┏━━

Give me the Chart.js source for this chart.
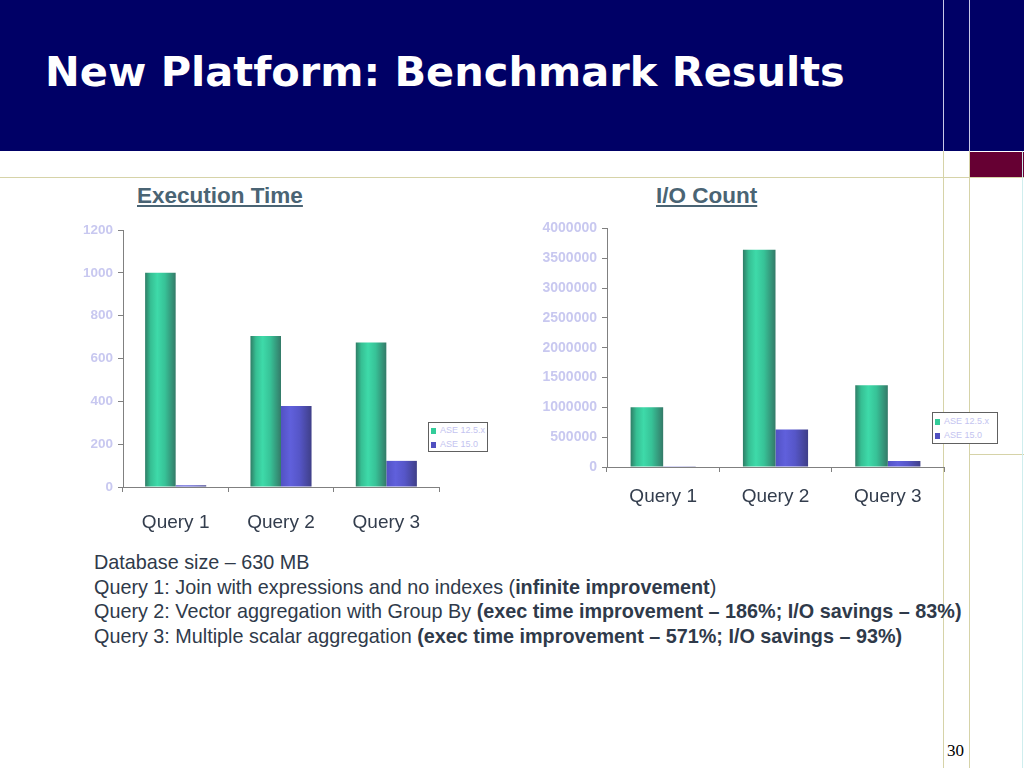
<!DOCTYPE html>
<html>
<head>
<meta charset="utf-8">
<script src="https://cdn.jsdelivr.net/npm/chart.js@4.4.1/dist/chart.umd.min.js"></script>
<style>
  html, body { margin: 0; padding: 0; }
  body { width: 1024px; height: 768px; position: relative; overflow: hidden; background: #fff;
         font-family: "Liberation Sans", Arial, sans-serif; }
  .abs { position: absolute; }
  #header { left: 0; top: 0; width: 1024px; height: 151px; background: #000066; }
  #title { left: 45px; top: 47px; color: #fff; font: bold 41.5px "DejaVu Sans", Verdana, sans-serif; white-space: nowrap; }
  .vline { width: 1px; background: #d6d3a8; }
  .hline { height: 1px; background: #d6d3a8; }
  .hdrline { width: 1px; background: #c8c8e8; }
  .ctitle { color: #4a6474; font-weight: bold; font-size: 22.5px; text-decoration: underline; white-space: nowrap; }
  .legend { background: #fff; border: 1px solid #606060; font-size: 9px; color: #c4c4f0; line-height: 14px; padding: 0 2px; white-space: nowrap; }
  .legend span.sw { display: inline-block; width: 5px; height: 6px; margin-right: 4px; vertical-align: -1px; }
  #notes { left: 94px; top: 550px; color: #2f3a4a; font-size: 19.8px; line-height: 24.5px; white-space: nowrap; }
  #page { left: 947px; top: 741px; font: 17px "Liberation Serif", "Times New Roman", serif; color: #000; }
</style>
</head>
<body>
<div id="header" class="abs"></div>
<div class="abs hdrline" style="left:943px;top:0;height:151px;"></div>
<div class="abs hdrline" style="left:969px;top:0;height:151px;"></div>
<div id="title" class="abs">New Platform: Benchmark Results</div>
<div class="abs" style="left:970px;top:152px;width:54px;height:25px;background:#660033;"></div>
<div class="abs hline" style="left:0;top:177px;width:1024px;"></div>
<div class="abs vline" style="left:943px;top:151px;height:617px;"></div>
<div class="abs vline" style="left:969px;top:151px;height:617px;"></div>
<div class="abs hline" style="left:969px;top:454px;width:55px;"></div>
<div class="abs" style="left:1022px;top:151px;width:1px;height:617px;background:#cfeeee;"></div>

<div class="abs ctitle" style="left:137px;top:183px;">Execution Time</div>
<div class="abs ctitle" style="left:656px;top:183px;">I/O Count</div>

<canvas id="c1" class="abs" style="left:50px;top:215px;"></canvas>
<canvas id="c2" class="abs" style="left:520px;top:215px;"></canvas>

<div class="abs legend" style="left:428px;top:422px;width:54px;height:28px;">
  <div><span class="sw" style="background:#33cc99"></span>ASE 12.5.x</div>
  <div><span class="sw" style="background:#5050c0"></span>ASE 15.0</div>
</div>
<div class="abs legend" style="left:932px;top:412px;width:60px;height:30px;">
  <div style="margin-top:1px"><span class="sw" style="background:#33cc99"></span>ASE 12.5.x</div>
  <div><span class="sw" style="background:#5050c0"></span>ASE 15.0</div>
</div>

<div id="notes" class="abs">
  Database size – 630 MB<br>
  Query 1: Join with expressions and no indexes (<b>infinite improvement</b>)<br>
  Query 2: Vector aggregation with Group By <b>(exec time improvement – 186%; I/O savings – 83%)</b><br>
  Query 3: Multiple scalar aggregation <b>(exec time improvement – 571%; I/O savings – 93%)</b>
</div>
<div id="page" class="abs">30</div>

<script>
// datos
const queries = ['Query 1', 'Query 2', 'Query 3'];
const series = ['ASE 12.5.x', 'ASE 15.0'];
const execOld = [1000, 705, 675];
const execNew = [8, 378, 122];
const ioOld = [1000000, 3640000, 1370000];
const ioNew = [12000, 630000, 100000];

// sombreado tipo cilindro para cada barra
const shades = {
  green: [[0, '#2f7d66'], [0.18, '#36bf93'], [0.4, '#3edaa9'], [0.65, '#37c297'], [1, '#347a68']],
  blue: [[0, '#5252c4'], [0.3, '#6060dc'], [0.6, '#5656c8'], [1, '#3f3f88']]
};

const shadePlugin = {
  id: 'shade',
  beforeDatasetDraw(chart, args) {
    const meta = args.meta;
    const stops = shades[meta._dataset.shade];
    meta.data.forEach(el => {
      const g = chart.ctx.createLinearGradient(el.x - el.width / 2, 0, el.x + el.width / 2, 0);
      stops.forEach(s => g.addColorStop(s[0], s[1]));
      el.options.backgroundColor = g;
    });
  }
};

function makeChart(id, w, h, pad, yWidth, xHeight, yMax, yStep, oldVals, newVals, xPad, yFont) {
  const cv = document.getElementById(id);
  cv.width = w; cv.height = h;
  cv.style.width = w + 'px'; cv.style.height = h + 'px';
  return new Chart(cv, {
    type: 'bar',
    data: {
      labels: queries,
      datasets: [
        { label: series[0], data: oldVals, shade: 'green', backgroundColor: () => '#33cc99' },
        { label: series[1], data: newVals, shade: 'blue', backgroundColor: () => '#5050c0' }
      ]
    },
    plugins: [shadePlugin],
    options: {
      responsive: false,
      animation: false,
      devicePixelRatio: 1,
      layout: { padding: pad },
      datasets: { bar: { categoryPercentage: 0.58, barPercentage: 1.0, borderWidth: 0 } },
      plugins: { legend: { display: false }, tooltip: { enabled: false } },
      scales: {
        x: {
          grid: { drawOnChartArea: false, tickLength: 5, tickColor: '#808080', offset: true },
          border: { color: '#808080' },
          ticks: { color: '#333d4d', font: { size: 19, family: 'Liberation Sans' }, padding: xPad, maxRotation: 0 },
          afterFit(s) { s.height = xHeight; }
        },
        y: {
          min: 0, max: yMax,
          grid: { drawOnChartArea: false, tickLength: 5, tickColor: '#808080' },
          border: { color: '#808080' },
          ticks: {
            stepSize: yStep, color: '#c8c8f0', padding: 5,
            font: { size: yFont, weight: 'bold', family: 'Liberation Sans' },
            callback: v => String(v)
          },
          afterFit(s) { s.width = yWidth; }
        }
      }
    }
  });
}

makeChart('c1', 410, 330, { top: 15, right: 21, left: 0, bottom: 0 }, 73, 58, 1200, 200, execOld, execNew, 19, 13.5);
makeChart('c2', 450, 300, { top: 13, right: 26, left: 0, bottom: 0 }, 87, 48, 4000000, 500000, ioOld, ioNew, 13, 14);
</script>
</body>
</html>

┗━━

- _TASK OBJECTIVE_
Return each line exactly as written. Any picture gets left out.

- _ANSWER TO THIS TASK_
Give me the Chart.js source for this chart.
<!DOCTYPE html>
<html>
<head>
<meta charset="utf-8">
<script src="https://cdn.jsdelivr.net/npm/chart.js@4.4.1/dist/chart.umd.min.js"></script>
<style>
  html, body { margin: 0; padding: 0; }
  body { width: 1024px; height: 768px; position: relative; overflow: hidden; background: #fff;
         font-family: "Liberation Sans", Arial, sans-serif; }
  .abs { position: absolute; }
  #header { left: 0; top: 0; width: 1024px; height: 151px; background: #000066; }
  #title { left: 45px; top: 47px; color: #fff; font: bold 41.5px "DejaVu Sans", Verdana, sans-serif; white-space: nowrap; }
  .vline { width: 1px; background: #d6d3a8; }
  .hline { height: 1px; background: #d6d3a8; }
  .hdrline { width: 1px; background: #c8c8e8; }
  .ctitle { color: #4a6474; font-weight: bold; font-size: 22.5px; text-decoration: underline; white-space: nowrap; }
  .legend { background: #fff; border: 1px solid #606060; font-size: 9px; color: #c4c4f0; line-height: 14px; padding: 0 2px; white-space: nowrap; }
  .legend span.sw { display: inline-block; width: 5px; height: 6px; margin-right: 4px; vertical-align: -1px; }
  #notes { left: 94px; top: 550px; color: #2f3a4a; font-size: 19.8px; line-height: 24.5px; white-space: nowrap; }
  #page { left: 947px; top: 741px; font: 17px "Liberation Serif", "Times New Roman", serif; color: #000; }
</style>
</head>
<body>
<div id="header" class="abs"></div>
<div class="abs hdrline" style="left:943px;top:0;height:151px;"></div>
<div class="abs hdrline" style="left:969px;top:0;height:151px;"></div>
<div id="title" class="abs">New Platform: Benchmark Results</div>
<div class="abs" style="left:970px;top:152px;width:54px;height:25px;background:#660033;"></div>
<div class="abs hline" style="left:0;top:177px;width:1024px;"></div>
<div class="abs vline" style="left:943px;top:151px;height:617px;"></div>
<div class="abs vline" style="left:969px;top:151px;height:617px;"></div>
<div class="abs hline" style="left:969px;top:454px;width:55px;"></div>
<div class="abs" style="left:1022px;top:151px;width:1px;height:617px;background:#cfeeee;"></div>

<div class="abs ctitle" style="left:137px;top:183px;">Execution Time</div>
<div class="abs ctitle" style="left:656px;top:183px;">I/O Count</div>

<canvas id="c1" class="abs" style="left:50px;top:215px;"></canvas>
<canvas id="c2" class="abs" style="left:520px;top:215px;"></canvas>

<div class="abs legend" style="left:428px;top:422px;width:54px;height:28px;">
  <div><span class="sw" style="background:#33cc99"></span>ASE 12.5.x</div>
  <div><span class="sw" style="background:#5050c0"></span>ASE 15.0</div>
</div>
<div class="abs legend" style="left:932px;top:412px;width:60px;height:30px;">
  <div style="margin-top:1px"><span class="sw" style="background:#33cc99"></span>ASE 12.5.x</div>
  <div><span class="sw" style="background:#5050c0"></span>ASE 15.0</div>
</div>

<div id="notes" class="abs">
  Database size – 630 MB<br>
  Query 1: Join with expressions and no indexes (<b>infinite improvement</b>)<br>
  Query 2: Vector aggregation with Group By <b>(exec time improvement – 186%; I/O savings – 83%)</b><br>
  Query 3: Multiple scalar aggregation <b>(exec time improvement – 571%; I/O savings – 93%)</b>
</div>
<div id="page" class="abs">30</div>

<script>
// datos
const queries = ['Query 1', 'Query 2', 'Query 3'];
const series = ['ASE 12.5.x', 'ASE 15.0'];
const execOld = [1000, 705, 675];
const execNew = [8, 378, 122];
const ioOld = [1000000, 3640000, 1370000];
const ioNew = [12000, 630000, 100000];

// sombreado tipo cilindro para cada barra
const shades = {
  green: [[0, '#2f7d66'], [0.18, '#36bf93'], [0.4, '#3edaa9'], [0.65, '#37c297'], [1, '#347a68']],
  blue: [[0, '#5252c4'], [0.3, '#6060dc'], [0.6, '#5656c8'], [1, '#3f3f88']]
};

const shadePlugin = {
  id: 'shade',
  beforeDatasetDraw(chart, args) {
    const meta = args.meta;
    const stops = shades[meta._dataset.shade];
    meta.data.forEach(el => {
      const g = chart.ctx.createLinearGradient(el.x - el.width / 2, 0, el.x + el.width / 2, 0);
      stops.forEach(s => g.addColorStop(s[0], s[1]));
      el.options.backgroundColor = g;
    });
  }
};

function makeChart(id, w, h, pad, yWidth, xHeight, yMax, yStep, oldVals, newVals, xPad, yFont) {
  const cv = document.getElementById(id);
  cv.width = w; cv.height = h;
  cv.style.width = w + 'px'; cv.style.height = h + 'px';
  return new Chart(cv, {
    type: 'bar',
    data: {
      labels: queries,
      datasets: [
        { label: series[0], data: oldVals, shade: 'green', backgroundColor: () => '#33cc99' },
        { label: series[1], data: newVals, shade: 'blue', backgroundColor: () => '#5050c0' }
      ]
    },
    plugins: [shadePlugin],
    options: {
      responsive: false,
      animation: false,
      devicePixelRatio: 1,
      layout: { padding: pad },
      datasets: { bar: { categoryPercentage: 0.58, barPercentage: 1.0, borderWidth: 0 } },
      plugins: { legend: { display: false }, tooltip: { enabled: false } },
      scales: {
        x: {
          grid: { drawOnChartArea: false, tickLength: 5, tickColor: '#808080', offset: true },
          border: { color: '#808080' },
          ticks: { color: '#333d4d', font: { size: 19, family: 'Liberation Sans' }, padding: xPad, maxRotation: 0 },
          afterFit(s) { s.height = xHeight; }
        },
        y: {
          min: 0, max: yMax,
          grid: { drawOnChartArea: false, tickLength: 5, tickColor: '#808080' },
          border: { color: '#808080' },
          ticks: {
            stepSize: yStep, color: '#c8c8f0', padding: 5,
            font: { size: yFont, weight: 'bold', family: 'Liberation Sans' },
            callback: v => String(v)
          },
          afterFit(s) { s.width = yWidth; }
        }
      }
    }
  });
}

makeChart('c1', 410, 330, { top: 15, right: 21, left: 0, bottom: 0 }, 73, 58, 1200, 200, execOld, execNew, 19, 13.5);
makeChart('c2', 450, 300, { top: 13, right: 26, left: 0, bottom: 0 }, 87, 48, 4000000, 500000, ioOld, ioNew, 13, 14);
</script>
</body>
</html>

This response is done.